▶ Written exercise
Find the lines holding the word "this" and collect them.

Entries from a dataset
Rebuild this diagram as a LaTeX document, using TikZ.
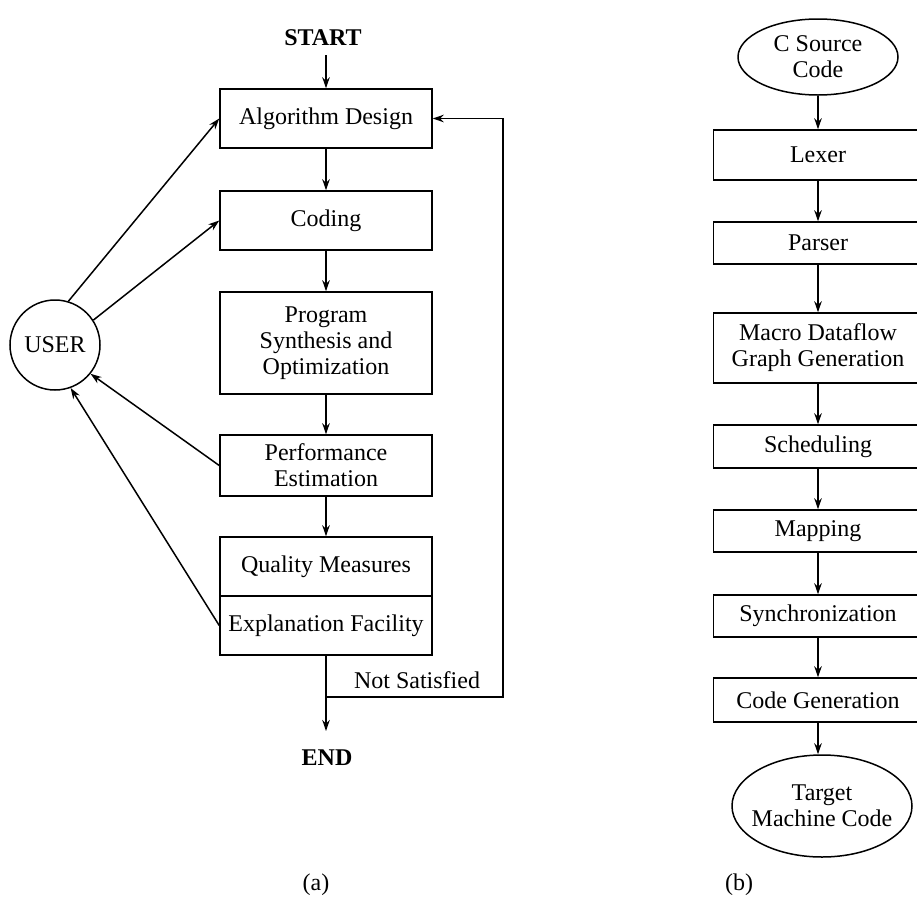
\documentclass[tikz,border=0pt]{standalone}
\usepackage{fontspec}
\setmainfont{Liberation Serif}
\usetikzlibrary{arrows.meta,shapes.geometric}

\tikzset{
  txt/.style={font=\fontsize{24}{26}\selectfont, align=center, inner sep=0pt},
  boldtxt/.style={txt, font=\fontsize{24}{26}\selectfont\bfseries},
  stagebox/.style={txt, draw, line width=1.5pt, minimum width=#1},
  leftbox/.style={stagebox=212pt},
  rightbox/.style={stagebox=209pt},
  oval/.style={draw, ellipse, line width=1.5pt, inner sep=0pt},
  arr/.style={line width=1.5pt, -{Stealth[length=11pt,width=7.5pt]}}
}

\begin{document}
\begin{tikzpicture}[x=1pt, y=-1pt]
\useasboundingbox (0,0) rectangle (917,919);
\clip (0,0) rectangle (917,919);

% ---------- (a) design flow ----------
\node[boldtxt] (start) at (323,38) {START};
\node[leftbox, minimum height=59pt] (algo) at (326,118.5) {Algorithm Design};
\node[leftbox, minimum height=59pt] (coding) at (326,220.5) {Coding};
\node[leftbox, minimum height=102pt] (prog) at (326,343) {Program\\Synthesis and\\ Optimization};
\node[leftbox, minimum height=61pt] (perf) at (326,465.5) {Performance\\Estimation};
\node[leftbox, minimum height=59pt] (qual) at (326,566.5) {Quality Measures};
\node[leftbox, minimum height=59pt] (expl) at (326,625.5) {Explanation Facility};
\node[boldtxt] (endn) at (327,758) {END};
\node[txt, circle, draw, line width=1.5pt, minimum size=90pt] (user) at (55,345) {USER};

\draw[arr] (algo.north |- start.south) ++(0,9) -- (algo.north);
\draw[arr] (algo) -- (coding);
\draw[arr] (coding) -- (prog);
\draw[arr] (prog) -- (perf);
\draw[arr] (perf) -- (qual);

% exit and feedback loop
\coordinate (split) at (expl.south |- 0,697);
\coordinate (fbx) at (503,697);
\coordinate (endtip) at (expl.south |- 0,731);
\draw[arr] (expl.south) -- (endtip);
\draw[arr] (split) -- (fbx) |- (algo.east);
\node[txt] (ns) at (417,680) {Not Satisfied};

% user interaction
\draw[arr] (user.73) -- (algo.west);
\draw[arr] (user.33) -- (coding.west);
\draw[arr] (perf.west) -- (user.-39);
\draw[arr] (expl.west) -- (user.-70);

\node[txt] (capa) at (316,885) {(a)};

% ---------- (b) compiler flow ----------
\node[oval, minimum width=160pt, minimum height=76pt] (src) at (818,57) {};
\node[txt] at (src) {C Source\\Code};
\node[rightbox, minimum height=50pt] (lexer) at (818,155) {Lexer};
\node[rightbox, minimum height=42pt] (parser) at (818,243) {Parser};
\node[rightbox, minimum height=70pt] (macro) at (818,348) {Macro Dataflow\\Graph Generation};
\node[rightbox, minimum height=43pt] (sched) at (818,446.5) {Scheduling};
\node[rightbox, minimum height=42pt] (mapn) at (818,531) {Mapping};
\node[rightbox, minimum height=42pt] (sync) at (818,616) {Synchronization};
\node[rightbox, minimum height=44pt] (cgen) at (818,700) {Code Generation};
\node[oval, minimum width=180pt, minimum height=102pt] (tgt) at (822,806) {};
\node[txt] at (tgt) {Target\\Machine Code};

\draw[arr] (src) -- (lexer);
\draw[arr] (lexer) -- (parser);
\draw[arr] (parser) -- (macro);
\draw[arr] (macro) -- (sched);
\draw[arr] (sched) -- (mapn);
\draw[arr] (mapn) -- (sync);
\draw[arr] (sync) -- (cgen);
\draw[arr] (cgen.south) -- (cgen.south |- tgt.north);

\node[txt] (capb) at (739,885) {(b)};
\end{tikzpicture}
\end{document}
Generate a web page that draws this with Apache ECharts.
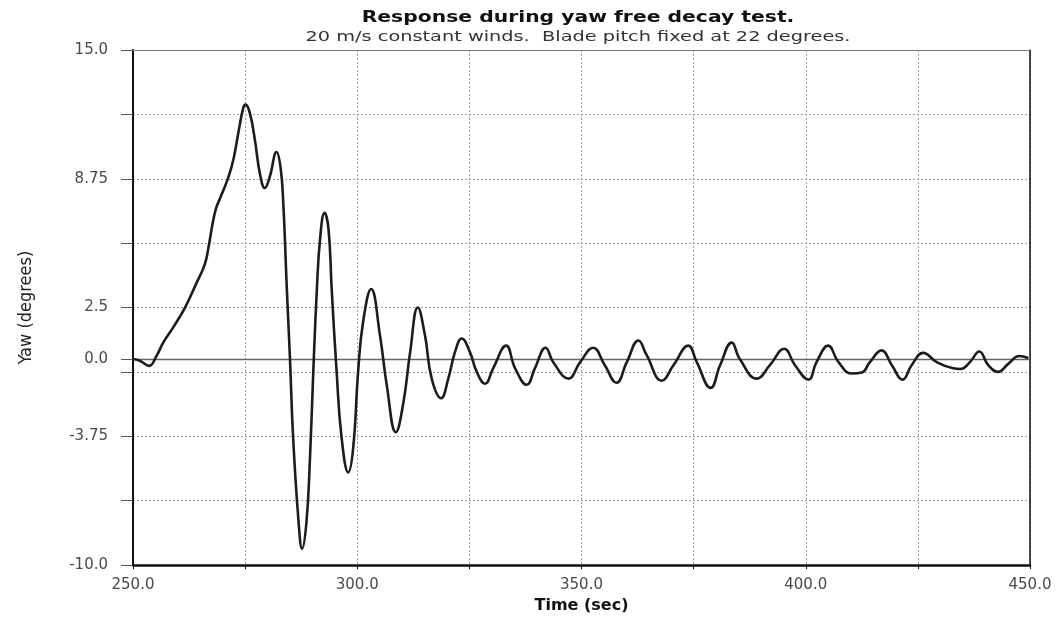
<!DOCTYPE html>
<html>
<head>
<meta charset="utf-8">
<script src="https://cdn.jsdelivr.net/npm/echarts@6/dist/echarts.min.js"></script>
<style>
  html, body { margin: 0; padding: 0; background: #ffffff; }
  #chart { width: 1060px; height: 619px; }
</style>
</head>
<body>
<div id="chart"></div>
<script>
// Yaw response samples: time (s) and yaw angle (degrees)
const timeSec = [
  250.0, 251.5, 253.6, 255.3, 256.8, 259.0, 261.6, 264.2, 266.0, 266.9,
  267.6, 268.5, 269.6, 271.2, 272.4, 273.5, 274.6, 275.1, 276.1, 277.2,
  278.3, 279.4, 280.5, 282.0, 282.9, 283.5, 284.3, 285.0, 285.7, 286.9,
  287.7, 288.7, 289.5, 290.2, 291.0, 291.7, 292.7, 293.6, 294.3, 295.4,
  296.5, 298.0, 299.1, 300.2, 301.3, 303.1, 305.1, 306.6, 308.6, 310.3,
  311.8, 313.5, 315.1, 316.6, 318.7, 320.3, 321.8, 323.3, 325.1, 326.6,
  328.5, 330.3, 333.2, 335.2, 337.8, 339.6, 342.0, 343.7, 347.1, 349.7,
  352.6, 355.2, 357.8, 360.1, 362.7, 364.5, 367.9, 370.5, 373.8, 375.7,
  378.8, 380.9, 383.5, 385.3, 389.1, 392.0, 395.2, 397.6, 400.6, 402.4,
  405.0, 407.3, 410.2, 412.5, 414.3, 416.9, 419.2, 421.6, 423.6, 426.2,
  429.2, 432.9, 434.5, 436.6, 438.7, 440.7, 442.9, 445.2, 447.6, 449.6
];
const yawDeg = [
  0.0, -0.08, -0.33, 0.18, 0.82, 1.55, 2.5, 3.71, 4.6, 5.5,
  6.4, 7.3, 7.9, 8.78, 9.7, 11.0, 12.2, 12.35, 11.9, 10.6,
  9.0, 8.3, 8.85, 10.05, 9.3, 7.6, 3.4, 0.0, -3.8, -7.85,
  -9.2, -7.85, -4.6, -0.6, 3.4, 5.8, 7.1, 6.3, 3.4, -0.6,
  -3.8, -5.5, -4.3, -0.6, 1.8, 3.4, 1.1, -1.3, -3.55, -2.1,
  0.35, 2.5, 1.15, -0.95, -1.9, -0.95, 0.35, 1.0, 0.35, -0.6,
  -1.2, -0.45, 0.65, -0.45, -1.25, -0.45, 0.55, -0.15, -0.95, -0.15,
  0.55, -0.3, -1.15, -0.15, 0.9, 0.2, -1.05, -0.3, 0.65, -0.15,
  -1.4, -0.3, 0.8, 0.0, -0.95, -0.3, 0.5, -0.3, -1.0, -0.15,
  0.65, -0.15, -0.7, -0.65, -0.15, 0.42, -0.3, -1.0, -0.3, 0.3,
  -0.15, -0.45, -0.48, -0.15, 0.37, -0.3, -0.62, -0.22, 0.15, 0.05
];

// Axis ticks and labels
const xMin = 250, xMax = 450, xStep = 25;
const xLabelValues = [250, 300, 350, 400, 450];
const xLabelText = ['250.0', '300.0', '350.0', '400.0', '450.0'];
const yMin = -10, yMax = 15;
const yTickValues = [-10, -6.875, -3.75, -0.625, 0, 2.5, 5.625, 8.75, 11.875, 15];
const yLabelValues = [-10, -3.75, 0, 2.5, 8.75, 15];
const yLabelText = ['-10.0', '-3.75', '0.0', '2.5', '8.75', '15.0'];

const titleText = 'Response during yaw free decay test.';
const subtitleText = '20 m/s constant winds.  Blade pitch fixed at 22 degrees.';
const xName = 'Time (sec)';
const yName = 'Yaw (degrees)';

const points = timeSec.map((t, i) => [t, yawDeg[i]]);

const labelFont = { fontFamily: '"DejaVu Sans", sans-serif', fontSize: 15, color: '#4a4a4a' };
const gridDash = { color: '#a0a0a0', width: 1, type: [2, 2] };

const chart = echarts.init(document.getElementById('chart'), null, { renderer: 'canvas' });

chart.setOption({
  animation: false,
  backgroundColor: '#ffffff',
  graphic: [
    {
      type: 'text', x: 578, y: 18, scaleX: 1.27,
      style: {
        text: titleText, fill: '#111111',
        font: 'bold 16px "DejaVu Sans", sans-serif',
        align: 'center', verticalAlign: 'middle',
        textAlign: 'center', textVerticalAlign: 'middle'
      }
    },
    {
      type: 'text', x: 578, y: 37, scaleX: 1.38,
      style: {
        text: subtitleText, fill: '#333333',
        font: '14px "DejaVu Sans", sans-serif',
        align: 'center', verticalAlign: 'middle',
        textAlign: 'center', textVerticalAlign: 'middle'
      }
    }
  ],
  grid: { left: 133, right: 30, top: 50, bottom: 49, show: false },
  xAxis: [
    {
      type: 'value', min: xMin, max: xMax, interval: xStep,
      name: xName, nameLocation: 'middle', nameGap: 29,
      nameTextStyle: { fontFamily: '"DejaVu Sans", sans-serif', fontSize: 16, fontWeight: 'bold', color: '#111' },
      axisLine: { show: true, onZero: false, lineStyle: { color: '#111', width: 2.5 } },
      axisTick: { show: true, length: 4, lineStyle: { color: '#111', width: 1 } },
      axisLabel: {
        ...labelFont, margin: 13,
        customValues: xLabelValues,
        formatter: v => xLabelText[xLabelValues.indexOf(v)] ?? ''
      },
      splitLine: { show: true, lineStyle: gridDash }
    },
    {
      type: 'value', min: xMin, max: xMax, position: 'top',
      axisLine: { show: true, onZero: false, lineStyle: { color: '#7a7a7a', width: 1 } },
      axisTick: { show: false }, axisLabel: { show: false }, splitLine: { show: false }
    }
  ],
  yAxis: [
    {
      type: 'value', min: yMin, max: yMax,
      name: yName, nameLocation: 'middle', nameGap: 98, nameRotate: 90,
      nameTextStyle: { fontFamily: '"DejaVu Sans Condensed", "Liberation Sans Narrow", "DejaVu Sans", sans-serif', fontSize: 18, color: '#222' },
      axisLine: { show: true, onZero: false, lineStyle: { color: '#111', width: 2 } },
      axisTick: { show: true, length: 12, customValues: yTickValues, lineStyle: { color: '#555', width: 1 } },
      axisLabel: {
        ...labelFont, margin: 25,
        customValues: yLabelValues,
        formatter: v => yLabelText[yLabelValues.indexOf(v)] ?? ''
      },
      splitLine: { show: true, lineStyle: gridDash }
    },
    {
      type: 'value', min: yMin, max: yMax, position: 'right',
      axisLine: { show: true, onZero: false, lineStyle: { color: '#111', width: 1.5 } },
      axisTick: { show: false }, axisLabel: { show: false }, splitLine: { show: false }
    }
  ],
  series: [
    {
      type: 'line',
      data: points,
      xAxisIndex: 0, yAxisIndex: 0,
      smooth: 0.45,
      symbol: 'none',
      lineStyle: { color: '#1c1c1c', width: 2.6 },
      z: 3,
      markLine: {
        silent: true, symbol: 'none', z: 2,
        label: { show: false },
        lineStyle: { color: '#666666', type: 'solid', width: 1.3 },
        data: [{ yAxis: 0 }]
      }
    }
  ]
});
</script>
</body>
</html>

▶ Complete output
Rebuild this diagram as a LaTeX document, using TikZ.
Generate a web page that draws this with Apache ECharts.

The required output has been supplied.